David Barton Ramage

Personal information
- Nationality: Australian
- Born: 25 June 1939 (age 87)
- Education: Geelong College
- Height: 5 ft 10.5 in (179.1 cm)
- Weight: 181 lb (82 kg)

Sport
- Club: Corio Bay Rowing Club Banks Rowing Club

Achievements and titles
- Olympic finals: B Final Tokyo 1964 B Final Mexico 1968
- National finals: King's Cup 1963-65, 1969

Medal record
Men's rowing
Representing Australia
Commonwealth Games
| Silver medal – second place | 1962 Perth | Men's Coxed Four |

= David Ramage =

Australian rower

David Ramage (born 25 June 1939) is an Australian former rower. He was a five time national champion who won a Commonwealth Games silver medal and competed at two Olympic Games. He still won gold medals at World Masters Championships in 2015.

==Club and state rowing==
Ramage was educated and introduced to rowing at Geelong College. He rowed in that school's first VIIIs in 1956 and 1957 to victory both years at the Victorian schools Head of the River.

His senior club rowing was from the Corio Bay Rowing Club and later the Banks Rowing Club in Melbourne. At Corio Bay he rowed in a club coxed four which was undefeated in thirty-two consecutive starts throughout the racing seasons from 1960 to 1962 including Victorian and New South Wales state championship titles. At the inaugural Australian Rowing Championships of 1962 he stroked that Corio Bay crew to the Australian coxed four championship title.

Ramage was selected in Victorian men's eights which contested the King's Cup at the Interstate Regatta within the Australian Rowing Championships in 1963, 1964, 1965 and 1969. Those Victorian eights won the King's Cup in 1963, 1964 and 1969.

Ramage had been rowing in Victorian and Australian representative eights with Paul Guest from 1963. In 1967 they teamed up as a coxless pair and began rowing from Melbourne's Banks Rowing Club. They would become one of the finest pair oared crews Australia has ever produced. In both years of 1967 and 1968 they won the Victorian state and the New South Wales state titles. In 1968 they won the Australian national title.

==International representative rowing==
The Australian champion Corio Bay crew of 1962 was selected as the Australian coxed four to contest the 1962 Commonwealth Games. Ramage stroked that crew to a silver medal win at the Commonwealth Games in Perth. They were selected to contest the 1962 World Rowing Championships in Lucerne but were unable to travel.

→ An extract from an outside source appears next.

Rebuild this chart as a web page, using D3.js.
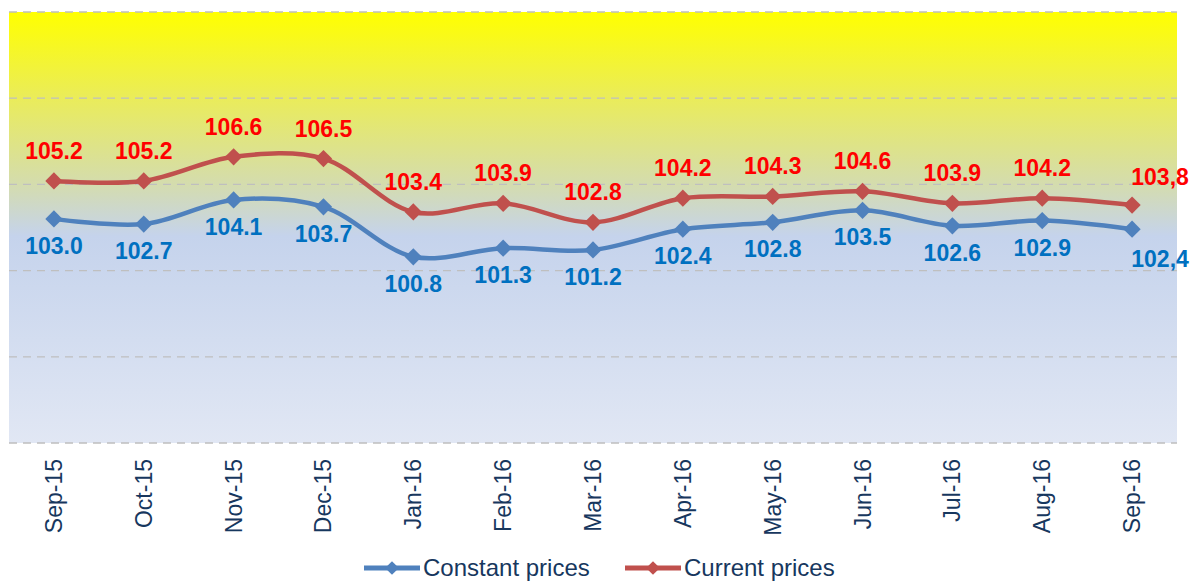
<!DOCTYPE html>
<html>
<head>
<meta charset="utf-8">
<script src="https://cdn.jsdelivr.net/npm/d3@7"></script>
<style>
  body { margin: 0; background: #fff; }
  svg { display: block; font-family: Arial, "Liberation Sans", sans-serif; }
</style>
</head>
<body>
<div id="chart"></div>
<script>
// chart data
var months = ["Sep-15", "Oct-15", "Nov-15", "Dec-15", "Jan-16", "Feb-16", "Mar-16",
              "Apr-16", "May-16", "Jun-16", "Jul-16", "Aug-16", "Sep-16"];
var constantPrices = [103.0, 102.7, 104.1, 103.7, 100.8, 101.3, 101.2, 102.4, 102.8, 103.5, 102.6, 102.9, 102.4];
var currentPrices  = [105.2, 105.2, 106.6, 106.5, 103.4, 103.9, 102.8, 104.2, 104.3, 104.6, 103.9, 104.2, 103.8];
var constantLabels = ["103.0", "102.7", "104.1", "103.7", "100.8", "101.3", "101.2", "102.4", "102.8", "103.5", "102.6", "102.9", "102,4"];
var currentLabels  = ["105.2", "105.2", "106.6", "106.5", "103.4", "103.9", "102.8", "104.2", "104.3", "104.6", "103.9", "104.2", "103,8"];
var yTicks = [90, 95, 100, 105, 110, 115];

var W = 1193, H = 581;
var plot = {left: 9, right: 1177, top: 12, bottom: 443};

var svg = d3.select("#chart").append("svg")
  .attr("width", W)
  .attr("height", H);

var defs = svg.append("defs");
var grad = defs.append("linearGradient")
  .attr("id", "bg")
  .attr("x1", 0).attr("y1", 0).attr("x2", 0).attr("y2", 1);
[[0, "#ffff00"], [0.2, "#eaec5a"], [0.4, "#d4dcae"], [0.52, "#c5d3ec"], [1, "#e1e7f4"]]
  .forEach(function(s) {
    grad.append("stop").attr("offset", s[0]).attr("stop-color", s[1]);
  });

var x = d3.scaleBand()
  .domain(months)
  .range([plot.left, plot.right]);

var y = d3.scaleLinear()
  .domain([90, 115])
  .range([plot.bottom, plot.top]);

function cx(i) { return x(months[i]) + x.bandwidth() / 2; }

svg.append("rect")
  .attr("x", plot.left)
  .attr("y", plot.top)
  .attr("width", plot.right - plot.left)
  .attr("height", plot.bottom - plot.top)
  .attr("fill", "url(#bg)");

// dashed gridlines
svg.selectAll(".grid").data(yTicks).enter()
  .append("line")
  .attr("class", "grid")
  .attr("x1", plot.left)
  .attr("x2", plot.right)
  .attr("y1", function(d) { return y(d); })
  .attr("y2", function(d) { return y(d); })
  .style("stroke", "#bfbfbf")
  .style("stroke-width", 1.3)
  .style("stroke-dasharray", "8,6");

// x axis labels (rotated)
svg.selectAll(".xlab").data(months).enter()
  .append("text")
  .attr("class", "xlab")
  .attr("transform", function(d, i) { return "translate(" + (cx(i) + 8) + ",459) rotate(-90)"; })
  .attr("text-anchor", "end")
  .style("font-size", "23px")
  .style("fill", "#17375e")
  .text(function(d) { return d; });

var line = d3.line()
  .x(function(d, i) { return cx(i); })
  .y(function(d) { return y(d); })
  .curve(d3.curveCatmullRom.alpha(0.5));

var diamond = d3.symbol().type(d3.symbolDiamond2).size(190);

var last = months.length - 1;
var series = [
  {name: "Constant prices", values: constantPrices, labels: constantLabels, color: "#4f81bd", text: "#0070c0", dy: 35, lastDy: 38},
  {name: "Current prices", values: currentPrices, labels: currentLabels, color: "#c0504d", text: "#ff0000", dy: -22, lastDy: -20}
];

series.forEach(function(s) {
  svg.append("path")
    .datum(s.values)
    .attr("d", line)
    .attr("fill", "none")
    .attr("stroke", s.color)
    .attr("stroke-width", 4.5);

  svg.selectAll(null).data(s.values).enter()
    .append("path")
    .attr("d", diamond)
    .attr("transform", function(d, i) { return "translate(" + cx(i) + "," + y(d) + ")"; })
    .attr("fill", s.color);

  svg.selectAll(null).data(s.values).enter()
    .append("text")
    .attr("x", function(d, i) { return cx(i) + (i === last ? 28 : 0); })
    .attr("y", function(d, i) { return y(d) + (i === last ? s.lastDy : s.dy); })
    .attr("text-anchor", "middle")
    .style("font-size", "23px")
    .style("font-weight", "bold")
    .style("fill", s.text)
    .text(function(d, i) { return s.labels[i]; });
});

// legend
var legend = svg.append("g").attr("transform", "translate(364,568)");
series.forEach(function(s, k) {
  var g = legend.append("g").attr("transform", "translate(" + (k === 0 ? 0 : 261) + ",0)");
  g.append("line")
    .attr("x1", 0).attr("x2", 56)
    .attr("y1", 0).attr("y2", 0)
    .attr("stroke", s.color)
    .attr("stroke-width", 5);
  g.append("path")
    .attr("d", d3.symbol().type(d3.symbolDiamond2).size(120))
    .attr("transform", "translate(28,0)")
    .attr("fill", s.color);
  g.append("text")
    .attr("x", 59)
    .attr("y", 8)
    .style("font-size", "24px")
    .style("fill", "#17375e")
    .text(s.name);
});
</script>
</body>
</html>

For the 1964 Tokyo Olympics that year's winning Victorian King's Cup eight was selected in toto. The Australian squad took a new Sargent & Burton eight with them to the Olympics but quickly saw that its design and technology were way behind the European built Donoratico and Stampfli shells used by the other nations. They raced in a borrowed Donoratico eight for the B final and finished in overall eighth place in the Olympic regatta with Ramage in the four seat.

The same selection criteria were used for the 2nd World Rowing Championships - those held at Bled in 1966. The Victorian King's Cup crew of 1966 were selected as the Australian eight and with Ramage at bow they rowed to a tenth placing in Bled.

As the national coxless pair champions of 1968 Ramage and Guest were selected as Australia's pair entrants for the 1968 Mexico Olympics. In the course of the semi-final, when leading the field a short distance from the finish, Ramage suffered acute oxygen loss from the high-altitude venue and, they were overrun on the line. The missed out on the final and ultimately won their B final in a time 6 seconds faster than the gold medal-winning East Germans.

==Coaching and Masters rowing==
Ramage coached Geelong College schoolboy crews from 1973 to 1978 and later from 1989 to 1991. He took them to victories in the Victorian schools Head of the River in 1976 and 1990 and to an Australian Championships schoolboy title and Interstate Regatta youth eight win (as the state selected Victorian crew) in 1975.

From 2009 to 2015 Ramage rowed competitively at Masters Regattas in crews with Paul Guest. At the 2015 World Rowing Masters Regatta, they won four gold medals.